The One Thing to Do to Improve Your Queries and Proposals
When I used to edit magazines for a living, I looked forward to dealing with the query letter “slush pile.” Sure, I worked for smaller mags, but still big enough to have their own slush piles. And yes, although I could have delegated the work to editorial assistants, I didn’t, preferring to devote at least a few hours a day a week (usually Fridays) to go through the queries.
The queries, after all, represented a lot of the content going into upcoming issues, not to mention the new writers I would soon be working with.
But there’s a reason why many editors prefer not to do this work themselves: Much of what came in (I’d say easily 90%, likely more) was useless.
It wasn’t a quality of work issue — most never even got far enough for that to come into play. The bulk of the queries were for article ideas and proposals that simply didn’t fit the publication. In fact it was painfully obvious that most queries were from writers who never bothered to check what kinds of articles the magazine ran, let alone those that ran recently.
Which leads us to the one thing you can do to improve the chances of your query getting noticed: Know your market.

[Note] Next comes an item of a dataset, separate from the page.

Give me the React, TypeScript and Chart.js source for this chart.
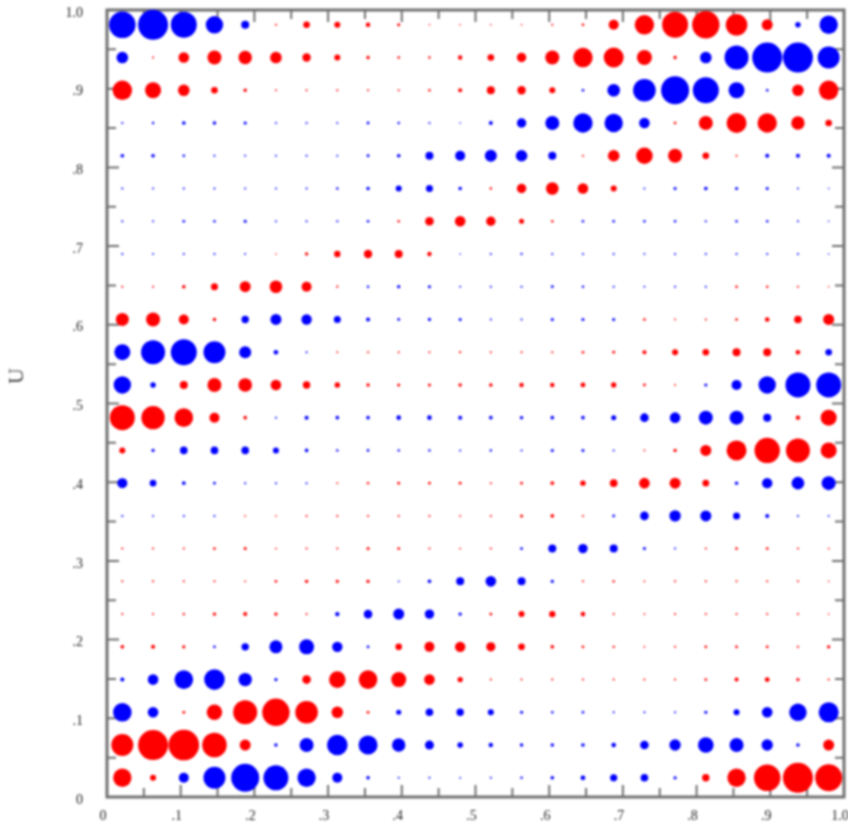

You’ve likely heard it before, but from experience, precious few of you seem to be really listening. Which is sad, because in this day and age, it’s just so darned easy to familiarize yourself with your target market. In most cases, you don’t even have to actually read any of the stuff the market’s already published — a quick glance through a year’s worth of a mag’s tables of content should suffice, paying particularly close attention to more recent issues. Guess how much of this information you can dig up online, gratis.
Here’s something that may interest you: Even if a query wasn’t of interest, I often took notice when it was obvious the writer knew the magazine’s content. Which would then normally get me to read the writer’s samples, and if satisfactory (at this point, they usually were), I usually started communicating with the writer to see if it would lead anywhere.
More often than not, it would.
You see, magazines need content. And editors need to find that content. Do your query right to help them do that, and you’ll be helping your career immensely in the process.